The ferry, the Sewol, was structurally unsound, overloaded
and travelling too fast on a turn when it capsized and sank
during a routine voyage off the southwest coast on April 16,
2014.
Bereaved families have been calling for the ship to be
raised and for a more thorough investigation into the disaster.
Officials also hope to find the last nine missing bodies.
"We can't help but feel stunned seeing the ship being
raised," Lee Kum-hee, whose daughter Cho Eun-hwa was one of the
nine, told reporters.
In this photo provided by Ansan City Hall, a relative of victims of the sunken Sewol ferry watches the salvage work under way in waters off Jindo, South Korea. Picture: Ansan City Hall via AP
"My Eun-hwa has been in that dirty place. My poor Eun-hwa.
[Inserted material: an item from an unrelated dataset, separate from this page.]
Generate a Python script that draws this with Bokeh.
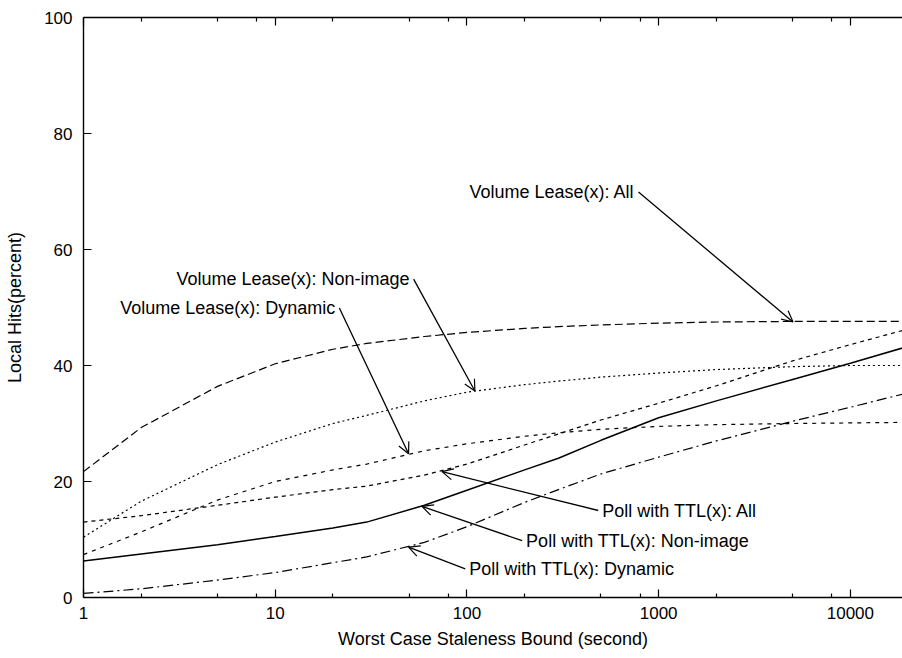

It's been heart-breaking, how cold she's been there," Lee said
in tears.
Salvagers started to bring up the vessel, which has been
lying on its side at a depth of 44 metres (144 feet), late on
Wednesday, and worked through the night.
Television pictures taken from the air early on Thursday
showed the white 140-metre (460-foot) long hull, coated in mud
and sediment, breaking above the surface, flanked by winching
barges.
"The work needs to be done very cautiously," Lee Cheol-jo,
an official at the Ministry of Ocean and Fisheries, which is in
charge of the operation, told a briefing.
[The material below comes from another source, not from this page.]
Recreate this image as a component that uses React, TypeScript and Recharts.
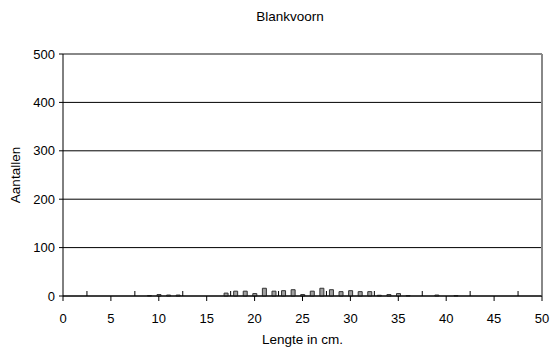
import { BarChart, Bar, XAxis, YAxis, CartesianGrid, ReferenceLine, Label } from "recharts";

// lengte (cm) en aantallen
const lengths = [9, 10, 11, 12, 17, 18, 19, 20, 21, 22, 23, 24, 25, 26, 27, 28, 29, 30, 31, 32, 33, 34, 35, 36, 39, 41];
const counts = [1, 3, 2, 2, 6, 10, 10, 5, 16, 10, 11, 13, 3, 10, 16, 13, 9, 11, 9, 9, 1.5, 3, 5, 1, 2, 1];

const xTicks = [0, 2.5, 5, 7.5, 10, 12.5, 15, 17.5, 20, 22.5, 25, 27.5, 30, 32.5, 35, 37.5, 40, 42.5, 45, 47.5, 50];
const yTicks = [0, 100, 200, 300, 400, 500];

const FONT = "Liberation Sans, Arial, sans-serif";

const data = lengths.map((l, i) => ({ lengte: l, aantal: counts[i] }));

// major ticks (every 5) point down with a label, minor ticks point up
function XTick(props: any) {
  const { x, y, payload } = props;
  const v = payload.value as number;
  if (v % 5 !== 0) {
    return <line x1={x} x2={x} y1={y} y2={y - 5} stroke="#000" />;
  }
  return (
    <g>
      <line x1={x} x2={x} y1={y} y2={y + 5} stroke="#000" />
      <text x={x} y={y + 27} textAnchor="middle" fontSize={13} fontFamily={FONT} fill="#000">
        {v}
      </text>
    </g>
  );
}

function YLabel(props: any) {
  const vb = props.viewBox || { x: 0, y: 54, width: 63, height: 242 };
  const cx = 20;
  const cy = vb.y + vb.height / 2;
  return (
    <text
      x={cx}
      y={cy}
      transform={`rotate(-90, ${cx}, ${cy})`}
      textAnchor="middle"
      fontSize={13.5}
      fontFamily={FONT}
      fill="#000"
    >
      Aantallen
    </text>
  );
}

export default function App() {
  return (
    <div style={{ position: "absolute", left: 0, top: 0, width: 550, height: 356, background: "#fff" }}>
      <div
        style={{
          position: "absolute",
          top: 9,
          left: 0,
          width: 580,
          textAlign: "center",
          fontFamily: FONT,
          fontSize: 13.5,
        }}
      >
        Blankvoorn
      </div>
      <BarChart width={550} height={356} data={data} margin={{ top: 54, right: 8, left: 0, bottom: 10 }}>
        <CartesianGrid vertical={false} stroke="#000" strokeOpacity={1} />
        <XAxis
          dataKey="lengte"
          type="number"
          domain={[0, 50]}
          ticks={xTicks}
          interval={0}
          tickLine={false}
          tickSize={0}
          tickMargin={0}
          height={50}
          stroke="#000"
          tick={<XTick />}
          label={{ value: "Lengte in cm.", position: "insideBottom", offset: 2, fontSize: 13.5, fontFamily: FONT, fill: "#000" }}
        />
        <YAxis
          type="number"
          domain={[0, 500]}
          ticks={yTicks}
          width={63}
          stroke="#000"
          tickSize={4}
          tickMargin={4}
          tick={{ fontSize: 13, fontFamily: FONT, fill: "#000" }}
        >
          <Label content={<YLabel />} />
        </YAxis>
        <ReferenceLine y={500} stroke="#888" strokeWidth={2} />
        <ReferenceLine x={50} stroke="#888" strokeWidth={2} />
        <Bar dataKey="aantal" barSize={4} fill="#a0a0a0" stroke="#333" strokeWidth={1} isAnimationActive={false} />
      </BarChart>
    </div>
  );
}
A Chinese salvage company has fitted 33 beams beneath the
hull with 66 hydraulic jacks inching the ship up.
Salvage workers in orange overalls and white hard-hats
clambers over the hull fixing cables. The name Sewol could just
be made out through the grime.
Lee said the ferry would be raised as high as 13 metres (42
feet) above the sea and then moved onto a semi-submersible
vessel. That operation was expected to take until Friday and it
would then be taken to a nearby port, but that could take up to
12 or 13 days, he said.
Once the sunken ferry had been secured on the
semi-submersible vessel, bereaved families would be allowed to
observe from a closer distance, another official said.
Only when the ferry has been brought to port will it be
inspected, media reported.
A submersible vessel attempts to salvage the sunken Sewol ferry in waters off Jindo, South Korea. Picture: Kim Hyun-tae/Yonhap via AP
Of those killed, 250 were teenagers from the same
high-school, many of whom obeyed crew instructions to remain in
their cabins even as crew members were escaping the sinking
ship.
The botched rescue and toll of children in one of Asia's
most technically advanced economies shocked and angered the
country, with former President Park Geun-hye and her
administration the focus of much of the ire at the time.
Park denied accusations that she failed to act decisively
but for many South Korans, she has never fully explained what
she was doing during the seven hours between the first news
reports and her first television appearance that day.
Her response to the disaster was again raised in recent
months after she came under suspicion in the course of an
investigation into a corruption scandal that led to her
dismissal from office on March 10.
The captain of the ferry was found guilty of homicide in
2015 and jailed for life. More than a dozen other crew members
got shorter sentences.
The salvage is costing about 85 billion won ($75 million),
another ministry official said this week.